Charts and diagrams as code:
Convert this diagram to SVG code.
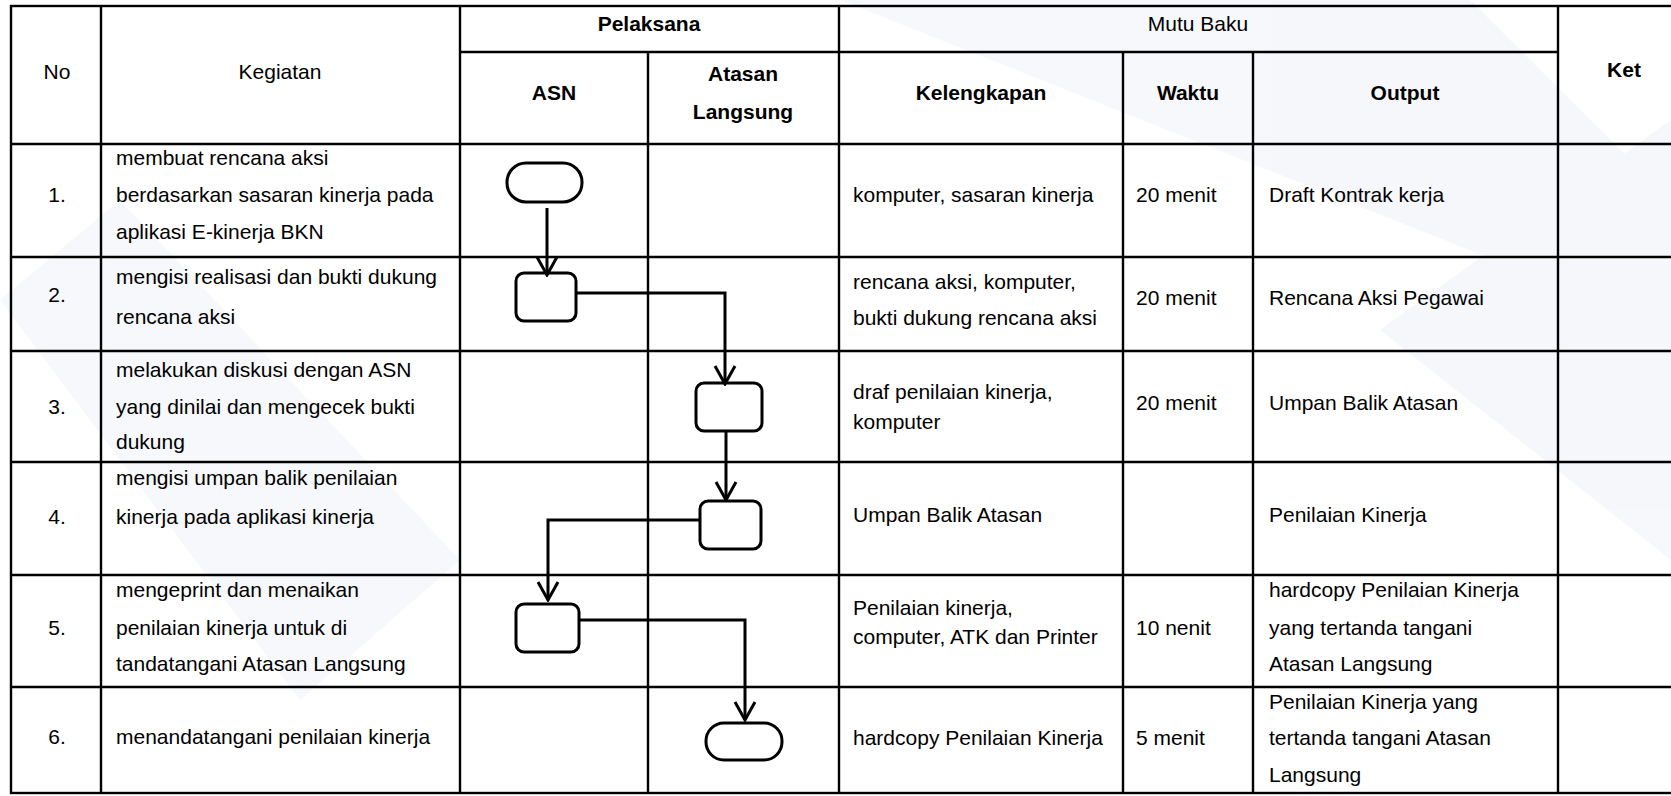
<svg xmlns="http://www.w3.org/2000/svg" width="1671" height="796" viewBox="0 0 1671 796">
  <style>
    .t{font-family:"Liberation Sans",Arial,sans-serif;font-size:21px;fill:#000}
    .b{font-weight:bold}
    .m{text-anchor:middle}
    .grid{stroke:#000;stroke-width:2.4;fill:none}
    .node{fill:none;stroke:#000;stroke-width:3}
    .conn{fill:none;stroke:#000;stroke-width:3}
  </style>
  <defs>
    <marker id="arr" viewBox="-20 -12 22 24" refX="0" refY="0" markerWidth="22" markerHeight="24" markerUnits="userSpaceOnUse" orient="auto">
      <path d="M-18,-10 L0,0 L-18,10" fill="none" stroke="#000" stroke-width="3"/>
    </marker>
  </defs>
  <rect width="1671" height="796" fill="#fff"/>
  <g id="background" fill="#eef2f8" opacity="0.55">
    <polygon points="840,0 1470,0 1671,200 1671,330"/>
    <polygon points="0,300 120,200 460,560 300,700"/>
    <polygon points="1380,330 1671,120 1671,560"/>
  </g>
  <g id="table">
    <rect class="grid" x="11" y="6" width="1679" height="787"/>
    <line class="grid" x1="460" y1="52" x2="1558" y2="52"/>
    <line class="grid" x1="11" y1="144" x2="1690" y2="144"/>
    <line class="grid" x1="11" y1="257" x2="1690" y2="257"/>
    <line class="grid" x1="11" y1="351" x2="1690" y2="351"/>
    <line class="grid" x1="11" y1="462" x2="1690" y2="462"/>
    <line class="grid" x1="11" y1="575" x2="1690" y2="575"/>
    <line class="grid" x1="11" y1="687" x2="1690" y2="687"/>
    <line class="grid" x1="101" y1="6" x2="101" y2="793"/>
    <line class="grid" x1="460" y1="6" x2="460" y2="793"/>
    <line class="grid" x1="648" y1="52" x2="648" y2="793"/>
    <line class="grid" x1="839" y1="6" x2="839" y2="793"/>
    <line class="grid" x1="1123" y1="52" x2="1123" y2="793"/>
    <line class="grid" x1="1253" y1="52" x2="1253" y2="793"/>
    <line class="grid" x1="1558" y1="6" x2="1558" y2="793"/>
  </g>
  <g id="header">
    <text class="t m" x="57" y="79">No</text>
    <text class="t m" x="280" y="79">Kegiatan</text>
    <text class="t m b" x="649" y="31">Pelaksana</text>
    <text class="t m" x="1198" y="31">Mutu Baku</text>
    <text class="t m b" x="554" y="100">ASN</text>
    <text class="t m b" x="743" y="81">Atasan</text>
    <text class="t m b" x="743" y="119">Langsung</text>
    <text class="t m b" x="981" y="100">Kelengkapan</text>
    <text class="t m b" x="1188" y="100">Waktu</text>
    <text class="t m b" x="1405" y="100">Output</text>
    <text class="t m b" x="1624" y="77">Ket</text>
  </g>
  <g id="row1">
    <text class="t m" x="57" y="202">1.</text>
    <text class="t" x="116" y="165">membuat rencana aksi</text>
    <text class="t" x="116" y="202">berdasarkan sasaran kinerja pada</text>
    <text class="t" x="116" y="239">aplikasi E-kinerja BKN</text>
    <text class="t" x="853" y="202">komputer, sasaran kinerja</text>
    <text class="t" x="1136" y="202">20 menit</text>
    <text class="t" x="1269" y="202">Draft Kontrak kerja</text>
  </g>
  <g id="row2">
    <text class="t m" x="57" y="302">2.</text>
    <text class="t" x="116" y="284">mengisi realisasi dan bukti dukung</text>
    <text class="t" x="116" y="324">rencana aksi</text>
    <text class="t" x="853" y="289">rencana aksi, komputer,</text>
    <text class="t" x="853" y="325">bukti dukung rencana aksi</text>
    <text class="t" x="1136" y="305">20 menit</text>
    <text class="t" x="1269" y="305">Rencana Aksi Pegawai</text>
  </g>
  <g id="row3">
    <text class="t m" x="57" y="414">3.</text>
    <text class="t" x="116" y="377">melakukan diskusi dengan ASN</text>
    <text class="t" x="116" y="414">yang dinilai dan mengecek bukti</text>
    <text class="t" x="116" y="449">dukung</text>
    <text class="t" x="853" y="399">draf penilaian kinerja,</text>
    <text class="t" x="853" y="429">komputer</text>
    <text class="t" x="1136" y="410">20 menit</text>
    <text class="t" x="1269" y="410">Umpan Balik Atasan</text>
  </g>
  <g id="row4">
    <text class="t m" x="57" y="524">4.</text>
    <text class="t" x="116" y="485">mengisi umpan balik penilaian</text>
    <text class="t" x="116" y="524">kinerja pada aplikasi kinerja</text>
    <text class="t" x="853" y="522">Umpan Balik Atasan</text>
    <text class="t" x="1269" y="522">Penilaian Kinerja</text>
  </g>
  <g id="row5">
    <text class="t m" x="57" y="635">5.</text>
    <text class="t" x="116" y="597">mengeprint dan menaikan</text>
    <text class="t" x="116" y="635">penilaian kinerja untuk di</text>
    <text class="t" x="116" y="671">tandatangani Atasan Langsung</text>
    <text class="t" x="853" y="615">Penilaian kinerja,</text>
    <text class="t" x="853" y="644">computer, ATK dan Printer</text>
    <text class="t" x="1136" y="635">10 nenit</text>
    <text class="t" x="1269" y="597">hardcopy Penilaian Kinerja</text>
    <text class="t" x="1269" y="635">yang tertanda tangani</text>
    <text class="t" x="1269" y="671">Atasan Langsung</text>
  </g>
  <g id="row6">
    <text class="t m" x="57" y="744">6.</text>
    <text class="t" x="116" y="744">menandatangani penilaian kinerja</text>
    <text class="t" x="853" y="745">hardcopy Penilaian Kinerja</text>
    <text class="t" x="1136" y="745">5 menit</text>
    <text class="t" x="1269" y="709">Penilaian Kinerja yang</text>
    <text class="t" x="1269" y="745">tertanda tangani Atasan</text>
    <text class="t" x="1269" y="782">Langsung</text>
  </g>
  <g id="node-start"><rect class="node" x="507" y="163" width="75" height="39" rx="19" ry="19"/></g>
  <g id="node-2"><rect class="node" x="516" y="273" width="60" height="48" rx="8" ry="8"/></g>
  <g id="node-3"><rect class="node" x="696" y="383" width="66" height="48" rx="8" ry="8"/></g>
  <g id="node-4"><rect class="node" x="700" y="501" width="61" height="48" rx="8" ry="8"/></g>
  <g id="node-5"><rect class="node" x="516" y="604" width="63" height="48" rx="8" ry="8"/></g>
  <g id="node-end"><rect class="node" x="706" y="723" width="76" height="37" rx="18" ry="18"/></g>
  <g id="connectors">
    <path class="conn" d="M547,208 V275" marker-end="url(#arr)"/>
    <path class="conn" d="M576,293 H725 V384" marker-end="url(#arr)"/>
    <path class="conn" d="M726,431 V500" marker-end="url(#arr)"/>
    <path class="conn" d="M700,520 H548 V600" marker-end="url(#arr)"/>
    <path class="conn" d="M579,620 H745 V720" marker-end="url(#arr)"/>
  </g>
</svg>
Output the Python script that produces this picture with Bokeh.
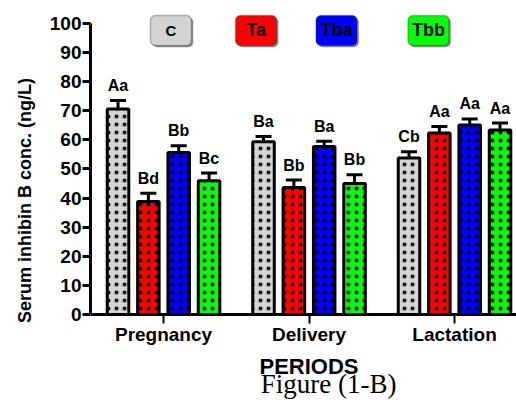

## SET TASK
Pictures are excluded; repeat every record exactly.

## OUTPUT OF THE TASK
Convert this diagram to SVG code.
<svg xmlns="http://www.w3.org/2000/svg" width="1671" height="796" viewBox="0 0 1671 796">
  <style>
    .t{font-family:"Liberation Sans",Arial,sans-serif;font-size:21px;fill:#000}
    .b{font-weight:bold}
    .m{text-anchor:middle}
    .grid{stroke:#000;stroke-width:2.4;fill:none}
    .node{fill:none;stroke:#000;stroke-width:3}
    .conn{fill:none;stroke:#000;stroke-width:3}
  </style>
  <defs>
    <marker id="arr" viewBox="-20 -12 22 24" refX="0" refY="0" markerWidth="22" markerHeight="24" markerUnits="userSpaceOnUse" orient="auto">
      <path d="M-18,-10 L0,0 L-18,10" fill="none" stroke="#000" stroke-width="3"/>
    </marker>
  </defs>
  <rect width="1671" height="796" fill="#fff"/>
  <g id="background" fill="#eef2f8" opacity="0.55">
    <polygon points="840,0 1470,0 1671,200 1671,330"/>
    <polygon points="0,300 120,200 460,560 300,700"/>
    <polygon points="1380,330 1671,120 1671,560"/>
  </g>
  <g id="table">
    <rect class="grid" x="11" y="6" width="1679" height="787"/>
    <line class="grid" x1="460" y1="52" x2="1558" y2="52"/>
    <line class="grid" x1="11" y1="144" x2="1690" y2="144"/>
    <line class="grid" x1="11" y1="257" x2="1690" y2="257"/>
    <line class="grid" x1="11" y1="351" x2="1690" y2="351"/>
    <line class="grid" x1="11" y1="462" x2="1690" y2="462"/>
    <line class="grid" x1="11" y1="575" x2="1690" y2="575"/>
    <line class="grid" x1="11" y1="687" x2="1690" y2="687"/>
    <line class="grid" x1="101" y1="6" x2="101" y2="793"/>
    <line class="grid" x1="460" y1="6" x2="460" y2="793"/>
    <line class="grid" x1="648" y1="52" x2="648" y2="793"/>
    <line class="grid" x1="839" y1="6" x2="839" y2="793"/>
    <line class="grid" x1="1123" y1="52" x2="1123" y2="793"/>
    <line class="grid" x1="1253" y1="52" x2="1253" y2="793"/>
    <line class="grid" x1="1558" y1="6" x2="1558" y2="793"/>
  </g>
  <g id="header">
    <text class="t m" x="57" y="79">No</text>
    <text class="t m" x="280" y="79">Kegiatan</text>
    <text class="t m b" x="649" y="31">Pelaksana</text>
    <text class="t m" x="1198" y="31">Mutu Baku</text>
    <text class="t m b" x="554" y="100">ASN</text>
    <text class="t m b" x="743" y="81">Atasan</text>
    <text class="t m b" x="743" y="119">Langsung</text>
    <text class="t m b" x="981" y="100">Kelengkapan</text>
    <text class="t m b" x="1188" y="100">Waktu</text>
    <text class="t m b" x="1405" y="100">Output</text>
    <text class="t m b" x="1624" y="77">Ket</text>
  </g>
  <g id="row1">
    <text class="t m" x="57" y="202">1.</text>
    <text class="t" x="116" y="165">membuat rencana aksi</text>
    <text class="t" x="116" y="202">berdasarkan sasaran kinerja pada</text>
    <text class="t" x="116" y="239">aplikasi E-kinerja BKN</text>
    <text class="t" x="853" y="202">komputer, sasaran kinerja</text>
    <text class="t" x="1136" y="202">20 menit</text>
    <text class="t" x="1269" y="202">Draft Kontrak kerja</text>
  </g>
  <g id="row2">
    <text class="t m" x="57" y="302">2.</text>
    <text class="t" x="116" y="284">mengisi realisasi dan bukti dukung</text>
    <text class="t" x="116" y="324">rencana aksi</text>
    <text class="t" x="853" y="289">rencana aksi, komputer,</text>
    <text class="t" x="853" y="325">bukti dukung rencana aksi</text>
    <text class="t" x="1136" y="305">20 menit</text>
    <text class="t" x="1269" y="305">Rencana Aksi Pegawai</text>
  </g>
  <g id="row3">
    <text class="t m" x="57" y="414">3.</text>
    <text class="t" x="116" y="377">melakukan diskusi dengan ASN</text>
    <text class="t" x="116" y="414">yang dinilai dan mengecek bukti</text>
    <text class="t" x="116" y="449">dukung</text>
    <text class="t" x="853" y="399">draf penilaian kinerja,</text>
    <text class="t" x="853" y="429">komputer</text>
    <text class="t" x="1136" y="410">20 menit</text>
    <text class="t" x="1269" y="410">Umpan Balik Atasan</text>
  </g>
  <g id="row4">
    <text class="t m" x="57" y="524">4.</text>
    <text class="t" x="116" y="485">mengisi umpan balik penilaian</text>
    <text class="t" x="116" y="524">kinerja pada aplikasi kinerja</text>
    <text class="t" x="853" y="522">Umpan Balik Atasan</text>
    <text class="t" x="1269" y="522">Penilaian Kinerja</text>
  </g>
  <g id="row5">
    <text class="t m" x="57" y="635">5.</text>
    <text class="t" x="116" y="597">mengeprint dan menaikan</text>
    <text class="t" x="116" y="635">penilaian kinerja untuk di</text>
    <text class="t" x="116" y="671">tandatangani Atasan Langsung</text>
    <text class="t" x="853" y="615">Penilaian kinerja,</text>
    <text class="t" x="853" y="644">computer, ATK dan Printer</text>
    <text class="t" x="1136" y="635">10 nenit</text>
    <text class="t" x="1269" y="597">hardcopy Penilaian Kinerja</text>
    <text class="t" x="1269" y="635">yang tertanda tangani</text>
    <text class="t" x="1269" y="671">Atasan Langsung</text>
  </g>
  <g id="row6">
    <text class="t m" x="57" y="744">6.</text>
    <text class="t" x="116" y="744">menandatangani penilaian kinerja</text>
    <text class="t" x="853" y="745">hardcopy Penilaian Kinerja</text>
    <text class="t" x="1136" y="745">5 menit</text>
    <text class="t" x="1269" y="709">Penilaian Kinerja yang</text>
    <text class="t" x="1269" y="745">tertanda tangani Atasan</text>
    <text class="t" x="1269" y="782">Langsung</text>
  </g>
  <g id="node-start"><rect class="node" x="507" y="163" width="75" height="39" rx="19" ry="19"/></g>
  <g id="node-2"><rect class="node" x="516" y="273" width="60" height="48" rx="8" ry="8"/></g>
  <g id="node-3"><rect class="node" x="696" y="383" width="66" height="48" rx="8" ry="8"/></g>
  <g id="node-4"><rect class="node" x="700" y="501" width="61" height="48" rx="8" ry="8"/></g>
  <g id="node-5"><rect class="node" x="516" y="604" width="63" height="48" rx="8" ry="8"/></g>
  <g id="node-end"><rect class="node" x="706" y="723" width="76" height="37" rx="18" ry="18"/></g>
  <g id="connectors">
    <path class="conn" d="M547,208 V275" marker-end="url(#arr)"/>
    <path class="conn" d="M576,293 H725 V384" marker-end="url(#arr)"/>
    <path class="conn" d="M726,431 V500" marker-end="url(#arr)"/>
    <path class="conn" d="M700,520 H548 V600" marker-end="url(#arr)"/>
    <path class="conn" d="M579,620 H745 V720" marker-end="url(#arr)"/>
  </g>
</svg>
Output the Python script that produces this picture with Bokeh.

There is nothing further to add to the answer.